By Sandrine Soubeyran, director, research and analytics, FTSE Russell
China’s equity markets are rapidly opening to global investors, not least as index providers begin increasing China exposure in their mainstream indexes.
But the People’s Republic of China’s enormous bond market is changing, too. It has already come a long way since the first bond in the market was issued in 1980.
It now ranks as the third largest bond market in the world behind the United States and Japan, having quadrupled in size since 2009.
China’s domestic bond market is dominated by sovereign and regional government bonds with a growing credit sector.
Investors view policy bank bonds (non-commercial, 100% state-owned banks that lend in support of government priorities) as having similar risk as sovereign bonds.
Municipal bonds have been growing rapidly since 2015.
Chinese onshore bonds are mostly traded through the interbank bond market, which includes a wide range of financial institutions.
Much of the outstanding debt issuance has been tilted towards short maturities, with many issues due to mature in less than four years.
China’s onshore bond market has historically attracted domestic investors, but the balance has been slowly changing due to government efforts to attract a wider investor base.
China’s onshore bond market is quickly liberalizing through policy initiatives, including Qualified Foreign Institutional Investor (QFII) and Renminbi Qualified Foreign Institutional Investor (RQFII) schemes, which allow institutional investors who meet certain qualifications to invest in a limited scope of cross-border securities products.
In July 2017, Bond Connect was launched, allowing investors from mainland China and overseas to trade in each other’s bond markets through connection between the related mainland and Hong Kong financial infrastructure institutions.
However, limitations have hampered access for international investors.
Sovereign credit risk has been difficult to assess given the potential large liabilities not reflected by the level of government debt and fiscal deficit.
Also, there has not been any coverage of onshore CNY credit bonds by international rating agencies, which are in the process of getting a license.
International foreign ratings agencies were recently permitted to operate in China to rate domestic Chinese issuers, but at the time of writing, none had been granted a license.
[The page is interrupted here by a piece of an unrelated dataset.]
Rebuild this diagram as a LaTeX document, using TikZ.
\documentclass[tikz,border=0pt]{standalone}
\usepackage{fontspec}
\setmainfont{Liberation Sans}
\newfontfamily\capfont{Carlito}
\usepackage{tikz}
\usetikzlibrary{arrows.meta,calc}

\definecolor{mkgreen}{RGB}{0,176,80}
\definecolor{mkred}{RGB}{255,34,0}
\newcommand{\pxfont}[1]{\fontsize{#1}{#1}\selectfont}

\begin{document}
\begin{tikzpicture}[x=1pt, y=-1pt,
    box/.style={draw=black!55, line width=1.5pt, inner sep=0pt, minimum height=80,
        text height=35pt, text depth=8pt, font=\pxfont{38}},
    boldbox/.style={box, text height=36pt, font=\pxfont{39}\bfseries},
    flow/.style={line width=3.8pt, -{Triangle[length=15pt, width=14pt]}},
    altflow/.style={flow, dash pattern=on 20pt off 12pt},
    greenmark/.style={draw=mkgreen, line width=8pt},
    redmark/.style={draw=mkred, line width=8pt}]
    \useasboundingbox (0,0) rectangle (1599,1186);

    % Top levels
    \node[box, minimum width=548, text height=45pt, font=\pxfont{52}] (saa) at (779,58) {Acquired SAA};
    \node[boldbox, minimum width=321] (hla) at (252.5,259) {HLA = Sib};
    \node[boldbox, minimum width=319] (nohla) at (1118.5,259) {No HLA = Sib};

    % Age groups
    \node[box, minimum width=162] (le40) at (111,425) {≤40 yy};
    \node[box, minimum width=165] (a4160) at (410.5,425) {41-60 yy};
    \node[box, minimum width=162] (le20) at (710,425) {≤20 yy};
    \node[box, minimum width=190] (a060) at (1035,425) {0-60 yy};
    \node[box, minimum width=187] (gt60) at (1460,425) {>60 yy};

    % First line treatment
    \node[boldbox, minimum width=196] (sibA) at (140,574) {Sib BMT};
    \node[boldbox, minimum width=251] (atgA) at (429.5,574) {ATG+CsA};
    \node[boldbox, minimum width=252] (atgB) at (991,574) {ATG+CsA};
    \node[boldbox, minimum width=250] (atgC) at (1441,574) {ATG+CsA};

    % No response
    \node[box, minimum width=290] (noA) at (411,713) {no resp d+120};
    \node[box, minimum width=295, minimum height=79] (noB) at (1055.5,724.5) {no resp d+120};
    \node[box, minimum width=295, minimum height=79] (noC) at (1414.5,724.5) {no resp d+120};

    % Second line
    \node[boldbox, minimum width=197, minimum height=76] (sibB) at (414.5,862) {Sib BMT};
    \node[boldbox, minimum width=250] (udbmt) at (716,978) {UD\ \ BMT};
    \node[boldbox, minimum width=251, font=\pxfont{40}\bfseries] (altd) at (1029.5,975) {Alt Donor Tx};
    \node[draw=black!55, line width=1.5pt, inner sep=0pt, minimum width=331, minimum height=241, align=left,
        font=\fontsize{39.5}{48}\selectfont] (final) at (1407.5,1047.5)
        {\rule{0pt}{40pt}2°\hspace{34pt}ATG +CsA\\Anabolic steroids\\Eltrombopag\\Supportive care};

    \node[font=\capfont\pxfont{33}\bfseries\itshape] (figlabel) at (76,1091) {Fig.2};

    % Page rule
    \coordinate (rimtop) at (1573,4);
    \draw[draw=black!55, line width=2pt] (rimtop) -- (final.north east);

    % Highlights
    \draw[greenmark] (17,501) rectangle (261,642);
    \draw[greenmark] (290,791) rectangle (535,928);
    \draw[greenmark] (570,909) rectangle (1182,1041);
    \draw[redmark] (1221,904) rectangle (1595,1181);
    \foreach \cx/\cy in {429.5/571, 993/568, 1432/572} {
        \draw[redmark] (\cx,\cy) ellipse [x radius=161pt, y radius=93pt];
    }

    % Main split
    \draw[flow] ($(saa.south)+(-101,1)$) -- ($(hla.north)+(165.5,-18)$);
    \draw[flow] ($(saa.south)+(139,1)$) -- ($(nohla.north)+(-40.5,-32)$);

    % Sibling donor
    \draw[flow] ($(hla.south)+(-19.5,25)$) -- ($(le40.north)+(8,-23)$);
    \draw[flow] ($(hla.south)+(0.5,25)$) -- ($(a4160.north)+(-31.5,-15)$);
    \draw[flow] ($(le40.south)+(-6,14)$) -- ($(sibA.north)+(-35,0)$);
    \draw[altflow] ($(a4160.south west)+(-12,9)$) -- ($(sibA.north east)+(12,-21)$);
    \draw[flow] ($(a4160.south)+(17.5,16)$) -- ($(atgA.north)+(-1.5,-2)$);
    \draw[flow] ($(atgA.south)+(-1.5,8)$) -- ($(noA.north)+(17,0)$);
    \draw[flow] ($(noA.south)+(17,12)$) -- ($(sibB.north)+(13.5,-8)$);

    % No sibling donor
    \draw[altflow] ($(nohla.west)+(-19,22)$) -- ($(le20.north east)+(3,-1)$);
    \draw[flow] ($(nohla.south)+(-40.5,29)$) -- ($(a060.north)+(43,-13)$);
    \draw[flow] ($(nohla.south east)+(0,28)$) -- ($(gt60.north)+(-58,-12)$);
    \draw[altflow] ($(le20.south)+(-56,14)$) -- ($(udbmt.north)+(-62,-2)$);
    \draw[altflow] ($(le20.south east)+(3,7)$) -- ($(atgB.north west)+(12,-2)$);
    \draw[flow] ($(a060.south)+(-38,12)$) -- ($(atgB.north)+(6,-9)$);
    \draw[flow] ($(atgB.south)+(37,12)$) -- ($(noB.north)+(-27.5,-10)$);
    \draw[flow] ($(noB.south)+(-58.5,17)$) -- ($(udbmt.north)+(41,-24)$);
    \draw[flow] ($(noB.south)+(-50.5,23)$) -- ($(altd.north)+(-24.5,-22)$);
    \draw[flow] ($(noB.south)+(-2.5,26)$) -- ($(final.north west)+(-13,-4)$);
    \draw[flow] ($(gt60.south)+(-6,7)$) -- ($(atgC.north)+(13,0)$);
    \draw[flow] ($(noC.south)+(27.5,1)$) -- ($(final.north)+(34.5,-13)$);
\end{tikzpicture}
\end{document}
Prior to the change in the rules, global rating agencies could only hold minority stakes in joint-venture operations and not issue ratings on local bonds.
As the authorities continue to restrict off-balance sheet lending and push up funding costs, corporate bond defaults have risen six-fold since the end of 2015.
And 2016 saw the largest number of bond defaults (78), which represented RMB 39.3 billion in principal amount. In the first eight months in 2018, the issue sizes were significantly larger with 60 bond defaults representing RMB 57.38 billion in principal amount.
Nearly 20% of bond defaults have been by state-owned enterprises as regulators moved away from the old model of implicit guarantees for most debt securities to allow defaults to take place.